TO BE DONE -
Give the data again, word for word.

--------------------------------

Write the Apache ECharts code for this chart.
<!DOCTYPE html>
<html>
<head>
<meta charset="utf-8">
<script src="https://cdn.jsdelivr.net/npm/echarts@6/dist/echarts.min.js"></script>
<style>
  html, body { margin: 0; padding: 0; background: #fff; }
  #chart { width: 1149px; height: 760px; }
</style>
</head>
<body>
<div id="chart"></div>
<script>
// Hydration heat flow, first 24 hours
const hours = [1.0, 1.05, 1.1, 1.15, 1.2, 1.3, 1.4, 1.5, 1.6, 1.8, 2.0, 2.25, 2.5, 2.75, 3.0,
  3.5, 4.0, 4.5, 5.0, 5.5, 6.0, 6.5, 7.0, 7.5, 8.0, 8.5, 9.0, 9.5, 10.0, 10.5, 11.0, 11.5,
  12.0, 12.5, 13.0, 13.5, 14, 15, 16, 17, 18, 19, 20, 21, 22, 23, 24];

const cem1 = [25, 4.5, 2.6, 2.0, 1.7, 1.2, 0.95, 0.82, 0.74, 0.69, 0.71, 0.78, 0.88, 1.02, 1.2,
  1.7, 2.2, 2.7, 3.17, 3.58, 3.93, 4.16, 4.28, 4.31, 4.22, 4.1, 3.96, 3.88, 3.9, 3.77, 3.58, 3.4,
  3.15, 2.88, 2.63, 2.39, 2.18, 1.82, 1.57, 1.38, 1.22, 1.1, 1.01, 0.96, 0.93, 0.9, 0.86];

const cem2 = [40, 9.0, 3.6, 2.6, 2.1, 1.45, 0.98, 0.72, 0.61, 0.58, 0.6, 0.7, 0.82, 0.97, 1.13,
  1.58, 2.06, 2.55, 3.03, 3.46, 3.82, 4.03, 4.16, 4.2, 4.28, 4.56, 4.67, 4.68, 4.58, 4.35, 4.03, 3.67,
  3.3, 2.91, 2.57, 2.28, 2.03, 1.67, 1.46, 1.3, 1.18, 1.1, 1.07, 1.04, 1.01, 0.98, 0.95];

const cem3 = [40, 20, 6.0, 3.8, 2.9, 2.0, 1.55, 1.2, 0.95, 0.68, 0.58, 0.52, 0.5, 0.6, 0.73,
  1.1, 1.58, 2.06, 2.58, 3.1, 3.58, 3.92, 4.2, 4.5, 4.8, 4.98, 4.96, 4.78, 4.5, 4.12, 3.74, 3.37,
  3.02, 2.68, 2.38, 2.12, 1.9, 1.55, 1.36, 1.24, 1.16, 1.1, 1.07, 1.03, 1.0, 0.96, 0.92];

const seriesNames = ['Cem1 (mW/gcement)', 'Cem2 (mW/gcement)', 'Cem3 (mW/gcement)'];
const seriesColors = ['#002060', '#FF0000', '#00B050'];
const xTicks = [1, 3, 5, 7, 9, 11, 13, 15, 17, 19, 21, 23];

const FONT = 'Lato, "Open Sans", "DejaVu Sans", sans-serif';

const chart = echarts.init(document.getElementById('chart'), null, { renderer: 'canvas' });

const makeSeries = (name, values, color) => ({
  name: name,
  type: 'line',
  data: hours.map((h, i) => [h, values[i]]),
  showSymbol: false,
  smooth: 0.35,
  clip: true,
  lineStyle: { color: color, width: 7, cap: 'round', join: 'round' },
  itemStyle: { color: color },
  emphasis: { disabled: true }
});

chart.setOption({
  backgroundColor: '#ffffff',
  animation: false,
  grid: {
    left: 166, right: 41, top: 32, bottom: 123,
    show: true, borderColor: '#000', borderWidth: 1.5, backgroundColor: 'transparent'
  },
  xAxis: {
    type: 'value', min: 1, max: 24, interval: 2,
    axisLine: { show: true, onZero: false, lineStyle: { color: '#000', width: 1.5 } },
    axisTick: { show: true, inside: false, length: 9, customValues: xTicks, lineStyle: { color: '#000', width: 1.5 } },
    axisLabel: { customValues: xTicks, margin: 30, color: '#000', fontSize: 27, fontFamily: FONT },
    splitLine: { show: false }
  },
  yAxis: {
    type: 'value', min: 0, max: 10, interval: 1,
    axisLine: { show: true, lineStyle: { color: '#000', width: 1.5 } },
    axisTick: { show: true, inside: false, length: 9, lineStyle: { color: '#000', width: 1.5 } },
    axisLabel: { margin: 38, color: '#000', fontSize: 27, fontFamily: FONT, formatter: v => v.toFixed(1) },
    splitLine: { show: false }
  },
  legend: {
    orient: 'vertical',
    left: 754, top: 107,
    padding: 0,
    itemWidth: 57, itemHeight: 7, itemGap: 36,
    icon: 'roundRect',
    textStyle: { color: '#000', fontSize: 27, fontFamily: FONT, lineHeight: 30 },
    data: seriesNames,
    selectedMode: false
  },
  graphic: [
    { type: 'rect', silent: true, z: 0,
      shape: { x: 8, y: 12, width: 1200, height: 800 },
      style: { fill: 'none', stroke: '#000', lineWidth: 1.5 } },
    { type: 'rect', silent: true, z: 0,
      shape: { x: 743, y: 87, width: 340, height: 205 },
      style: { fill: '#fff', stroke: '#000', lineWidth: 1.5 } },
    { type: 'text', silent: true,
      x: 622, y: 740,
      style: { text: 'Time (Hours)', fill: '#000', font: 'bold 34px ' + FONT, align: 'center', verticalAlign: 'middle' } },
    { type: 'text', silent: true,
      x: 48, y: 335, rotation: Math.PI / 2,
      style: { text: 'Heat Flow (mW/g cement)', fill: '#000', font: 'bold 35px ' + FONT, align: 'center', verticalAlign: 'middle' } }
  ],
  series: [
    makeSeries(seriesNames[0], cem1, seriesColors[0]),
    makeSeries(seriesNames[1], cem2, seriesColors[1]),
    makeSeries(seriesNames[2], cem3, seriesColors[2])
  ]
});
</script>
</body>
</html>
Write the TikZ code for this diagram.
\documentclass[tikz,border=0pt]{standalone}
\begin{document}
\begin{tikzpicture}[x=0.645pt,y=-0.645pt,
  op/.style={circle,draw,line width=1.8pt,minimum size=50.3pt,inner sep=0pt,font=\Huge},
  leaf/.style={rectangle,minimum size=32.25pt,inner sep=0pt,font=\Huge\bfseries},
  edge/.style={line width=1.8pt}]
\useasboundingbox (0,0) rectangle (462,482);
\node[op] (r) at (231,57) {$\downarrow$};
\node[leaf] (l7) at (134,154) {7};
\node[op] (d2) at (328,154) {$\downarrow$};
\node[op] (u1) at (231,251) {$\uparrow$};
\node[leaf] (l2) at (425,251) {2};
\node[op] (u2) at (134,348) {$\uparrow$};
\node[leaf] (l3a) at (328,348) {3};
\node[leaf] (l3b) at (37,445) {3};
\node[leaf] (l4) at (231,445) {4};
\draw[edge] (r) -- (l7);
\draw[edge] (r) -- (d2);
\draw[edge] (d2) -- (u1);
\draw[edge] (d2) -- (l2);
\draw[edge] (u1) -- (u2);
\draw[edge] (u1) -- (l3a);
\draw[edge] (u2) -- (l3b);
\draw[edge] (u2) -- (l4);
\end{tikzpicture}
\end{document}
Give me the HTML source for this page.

--------------------------------

THE SOLUTION -
Write the Apache ECharts code for this chart.
<!DOCTYPE html>
<html>
<head>
<meta charset="utf-8">
<script src="https://cdn.jsdelivr.net/npm/echarts@6/dist/echarts.min.js"></script>
<style>
  html, body { margin: 0; padding: 0; background: #fff; }
  #chart { width: 1149px; height: 760px; }
</style>
</head>
<body>
<div id="chart"></div>
<script>
// Hydration heat flow, first 24 hours
const hours = [1.0, 1.05, 1.1, 1.15, 1.2, 1.3, 1.4, 1.5, 1.6, 1.8, 2.0, 2.25, 2.5, 2.75, 3.0,
  3.5, 4.0, 4.5, 5.0, 5.5, 6.0, 6.5, 7.0, 7.5, 8.0, 8.5, 9.0, 9.5, 10.0, 10.5, 11.0, 11.5,
  12.0, 12.5, 13.0, 13.5, 14, 15, 16, 17, 18, 19, 20, 21, 22, 23, 24];

const cem1 = [25, 4.5, 2.6, 2.0, 1.7, 1.2, 0.95, 0.82, 0.74, 0.69, 0.71, 0.78, 0.88, 1.02, 1.2,
  1.7, 2.2, 2.7, 3.17, 3.58, 3.93, 4.16, 4.28, 4.31, 4.22, 4.1, 3.96, 3.88, 3.9, 3.77, 3.58, 3.4,
  3.15, 2.88, 2.63, 2.39, 2.18, 1.82, 1.57, 1.38, 1.22, 1.1, 1.01, 0.96, 0.93, 0.9, 0.86];

const cem2 = [40, 9.0, 3.6, 2.6, 2.1, 1.45, 0.98, 0.72, 0.61, 0.58, 0.6, 0.7, 0.82, 0.97, 1.13,
  1.58, 2.06, 2.55, 3.03, 3.46, 3.82, 4.03, 4.16, 4.2, 4.28, 4.56, 4.67, 4.68, 4.58, 4.35, 4.03, 3.67,
  3.3, 2.91, 2.57, 2.28, 2.03, 1.67, 1.46, 1.3, 1.18, 1.1, 1.07, 1.04, 1.01, 0.98, 0.95];

const cem3 = [40, 20, 6.0, 3.8, 2.9, 2.0, 1.55, 1.2, 0.95, 0.68, 0.58, 0.52, 0.5, 0.6, 0.73,
  1.1, 1.58, 2.06, 2.58, 3.1, 3.58, 3.92, 4.2, 4.5, 4.8, 4.98, 4.96, 4.78, 4.5, 4.12, 3.74, 3.37,
  3.02, 2.68, 2.38, 2.12, 1.9, 1.55, 1.36, 1.24, 1.16, 1.1, 1.07, 1.03, 1.0, 0.96, 0.92];

const seriesNames = ['Cem1 (mW/gcement)', 'Cem2 (mW/gcement)', 'Cem3 (mW/gcement)'];
const seriesColors = ['#002060', '#FF0000', '#00B050'];
const xTicks = [1, 3, 5, 7, 9, 11, 13, 15, 17, 19, 21, 23];

const FONT = 'Lato, "Open Sans", "DejaVu Sans", sans-serif';

const chart = echarts.init(document.getElementById('chart'), null, { renderer: 'canvas' });

const makeSeries = (name, values, color) => ({
  name: name,
  type: 'line',
  data: hours.map((h, i) => [h, values[i]]),
  showSymbol: false,
  smooth: 0.35,
  clip: true,
  lineStyle: { color: color, width: 7, cap: 'round', join: 'round' },
  itemStyle: { color: color },
  emphasis: { disabled: true }
});

chart.setOption({
  backgroundColor: '#ffffff',
  animation: false,
  grid: {
    left: 166, right: 41, top: 32, bottom: 123,
    show: true, borderColor: '#000', borderWidth: 1.5, backgroundColor: 'transparent'
  },
  xAxis: {
    type: 'value', min: 1, max: 24, interval: 2,
    axisLine: { show: true, onZero: false, lineStyle: { color: '#000', width: 1.5 } },
    axisTick: { show: true, inside: false, length: 9, customValues: xTicks, lineStyle: { color: '#000', width: 1.5 } },
    axisLabel: { customValues: xTicks, margin: 30, color: '#000', fontSize: 27, fontFamily: FONT },
    splitLine: { show: false }
  },
  yAxis: {
    type: 'value', min: 0, max: 10, interval: 1,
    axisLine: { show: true, lineStyle: { color: '#000', width: 1.5 } },
    axisTick: { show: true, inside: false, length: 9, lineStyle: { color: '#000', width: 1.5 } },
    axisLabel: { margin: 38, color: '#000', fontSize: 27, fontFamily: FONT, formatter: v => v.toFixed(1) },
    splitLine: { show: false }
  },
  legend: {
    orient: 'vertical',
    left: 754, top: 107,
    padding: 0,
    itemWidth: 57, itemHeight: 7, itemGap: 36,
    icon: 'roundRect',
    textStyle: { color: '#000', fontSize: 27, fontFamily: FONT, lineHeight: 30 },
    data: seriesNames,
    selectedMode: false
  },
  graphic: [
    { type: 'rect', silent: true, z: 0,
      shape: { x: 8, y: 12, width: 1200, height: 800 },
      style: { fill: 'none', stroke: '#000', lineWidth: 1.5 } },
    { type: 'rect', silent: true, z: 0,
      shape: { x: 743, y: 87, width: 340, height: 205 },
      style: { fill: '#fff', stroke: '#000', lineWidth: 1.5 } },
    { type: 'text', silent: true,
      x: 622, y: 740,
      style: { text: 'Time (Hours)', fill: '#000', font: 'bold 34px ' + FONT, align: 'center', verticalAlign: 'middle' } },
    { type: 'text', silent: true,
      x: 48, y: 335, rotation: Math.PI / 2,
      style: { text: 'Heat Flow (mW/g cement)', fill: '#000', font: 'bold 35px ' + FONT, align: 'center', verticalAlign: 'middle' } }
  ],
  series: [
    makeSeries(seriesNames[0], cem1, seriesColors[0]),
    makeSeries(seriesNames[1], cem2, seriesColors[1]),
    makeSeries(seriesNames[2], cem3, seriesColors[2])
  ]
});
</script>
</body>
</html>
Write the TikZ code for this diagram.
\documentclass[tikz,border=0pt]{standalone}
\begin{document}
\begin{tikzpicture}[x=0.645pt,y=-0.645pt,
  op/.style={circle,draw,line width=1.8pt,minimum size=50.3pt,inner sep=0pt,font=\Huge},
  leaf/.style={rectangle,minimum size=32.25pt,inner sep=0pt,font=\Huge\bfseries},
  edge/.style={line width=1.8pt}]
\useasboundingbox (0,0) rectangle (462,482);
\node[op] (r) at (231,57) {$\downarrow$};
\node[leaf] (l7) at (134,154) {7};
\node[op] (d2) at (328,154) {$\downarrow$};
\node[op] (u1) at (231,251) {$\uparrow$};
\node[leaf] (l2) at (425,251) {2};
\node[op] (u2) at (134,348) {$\uparrow$};
\node[leaf] (l3a) at (328,348) {3};
\node[leaf] (l3b) at (37,445) {3};
\node[leaf] (l4) at (231,445) {4};
\draw[edge] (r) -- (l7);
\draw[edge] (r) -- (d2);
\draw[edge] (d2) -- (u1);
\draw[edge] (d2) -- (l2);
\draw[edge] (u1) -- (u2);
\draw[edge] (u1) -- (l3a);
\draw[edge] (u2) -- (l3b);
\draw[edge] (u2) -- (l4);
\end{tikzpicture}
\end{document}
Give me the HTML source for this page.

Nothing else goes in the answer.